日本は否定すべきは否定して、毅然と応じなくてはならない。

 21世紀初頭、世界は米中の「G2の時代」に入ると言われていた。しかし、中国という国は南京大虐殺のようなホラ話を世界に広め、日本の尖閣諸島や南沙諸島や西沙諸島の領有を主張するなど、近隣諸国との間で軋轢を生み続ける有り様で、グローバルなリーダーたる資格などない。

 私はむしろ、政治学者のイアン・ブレマー氏が、『「Gゼロ」後の世界』(日本経済新聞出版社刊)で予見したように、グローバルなリーダー不在の中で調停機能が失われ、アジアや中東で地政学的な対立が激化するGゼロの時代に突入すると見ている。

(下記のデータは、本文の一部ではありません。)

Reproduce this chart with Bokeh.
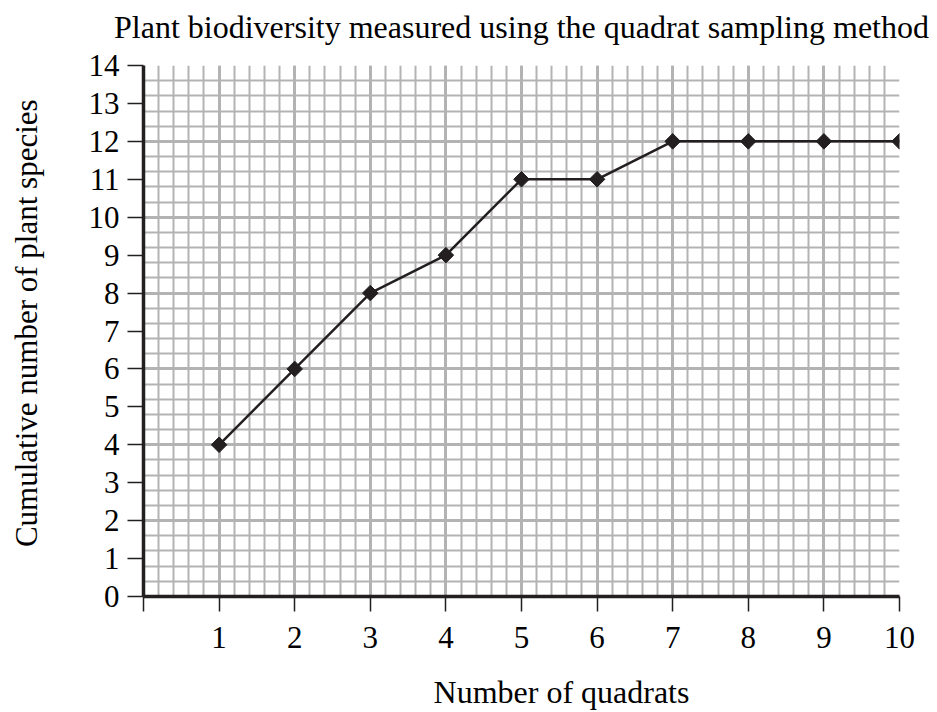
from bokeh.plotting import figure
from bokeh.models import FixedTicker, Range1d, LinearAxis
from bokeh.embed import file_html
from bokeh.resources import INLINE
import math

# ---- data ----
quadrats = [1, 2, 3, 4, 5, 6, 7, 8, 9, 10]
species = [4, 6, 8, 9, 11, 11, 12, 12, 12, 12]
x_ticks = [0, 1, 2, 3, 4, 5, 6, 7, 8, 9, 10]
y_ticks = [0, 1, 2, 3, 4, 5, 6, 7, 8, 9, 10, 11, 12, 13, 14]
x_major_grid = x_ticks
x_minor_grid = [i / 5 for i in range(0, 51)]
y_major_grid = [0, 2, 4, 6, 8, 10, 12, 14]
y_minor_grid = [i * 0.4 for i in range(0, 36)]

title = "Plant biodiversity measured using the quadrat sampling method"
x_label = "Number of quadrats"
y_label = "Cumulative number of plant species"

FONT = "Liberation Serif"
INK = "#231f20"
GRID = "#b3b3b3"
NBSP = "\u00a0"

p = figure(width=930, height=712, output_backend="svg", toolbar_location=None,
           x_range=Range1d(0, 10), y_range=Range1d(0, 14),
           min_border_left=143, min_border_right=31, min_border_top=65,
           min_border_bottom=115)
p.outline_line_color = None
p.background_fill_color = "white"
p.border_fill_color = "white"

# grids
p.xgrid.ticker = FixedTicker(ticks=x_major_grid, minor_ticks=x_minor_grid)
p.ygrid.ticker = FixedTicker(ticks=y_major_grid, minor_ticks=y_minor_grid)
for g in (p.xgrid, p.ygrid):
    g.grid_line_color = GRID
    g.grid_line_width = 3
    g.minor_grid_line_color = GRID
    g.minor_grid_line_width = 2
    g.level = "underlay"

# axes
p.xaxis.ticker = FixedTicker(ticks=x_ticks)
p.yaxis.ticker = FixedTicker(ticks=y_ticks)
p.xaxis.major_label_overrides = {0: ""}
for ax in (p.xaxis, p.yaxis):
    ax.axis_line_color = INK
    ax.axis_line_width = 3.5
    ax.major_tick_line_color = INK
    ax.major_tick_line_width = 1.5
    ax.major_tick_in = 0
    ax.minor_tick_line_color = None
    ax.major_label_text_font = FONT
    ax.major_label_text_font_size = "31px"
    ax.major_label_text_color = "black"
p.xaxis.major_tick_out = 15
p.yaxis.major_tick_out = 16
p.xaxis.major_label_standoff = 15
p.yaxis.major_label_standoff = 8


def label_axis(text, size, standoff):
    return LinearAxis(ticker=FixedTicker(ticks=[]), axis_line_color=None,
                      major_tick_line_color=None, minor_tick_line_color=None,
                      major_tick_out=0, major_tick_in=0, minor_tick_out=0, minor_tick_in=0,
                      axis_label=text, axis_label_standoff=standoff,
                      axis_label_text_font=FONT, axis_label_text_font_size=size,
                      axis_label_text_font_style="normal", axis_label_text_color="black")


# the reference places the x label a little right of centre, the y label a little high
p.add_layout(label_axis(title, "32px", 21), "above")
p.add_layout(label_axis(NBSP * 10 + x_label, "32px", 23), "below")
p.add_layout(label_axis(NBSP * 2 + y_label, "31px", 42), "left")

# data
p.line(quadrats, species, line_color=INK, line_width=2.5)
p.scatter(quadrats, species, marker="square", size=11, angle=math.pi / 4,
          fill_color=INK, line_color=INK)

open("out.html", "w").write(file_html(p, INLINE))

 新たな世界で日本はどのように生き残っていくべきか。

 私は東日本大震災の後、復興のために力を尽くしている若者たちに会い、彼らのなかに今も日本精神が息づいていることを感じ取った。日本人は世界のどこにもない優れた精神文化をもっていることに自信を持っていい。

 問題は日本の指導者たちで、物事を大局的に捉え、国の進むべき方向を決められる政治家がいないことである。しかし、私は心配していない。日本の若者のなかから新たなリーダーが現われると信じている。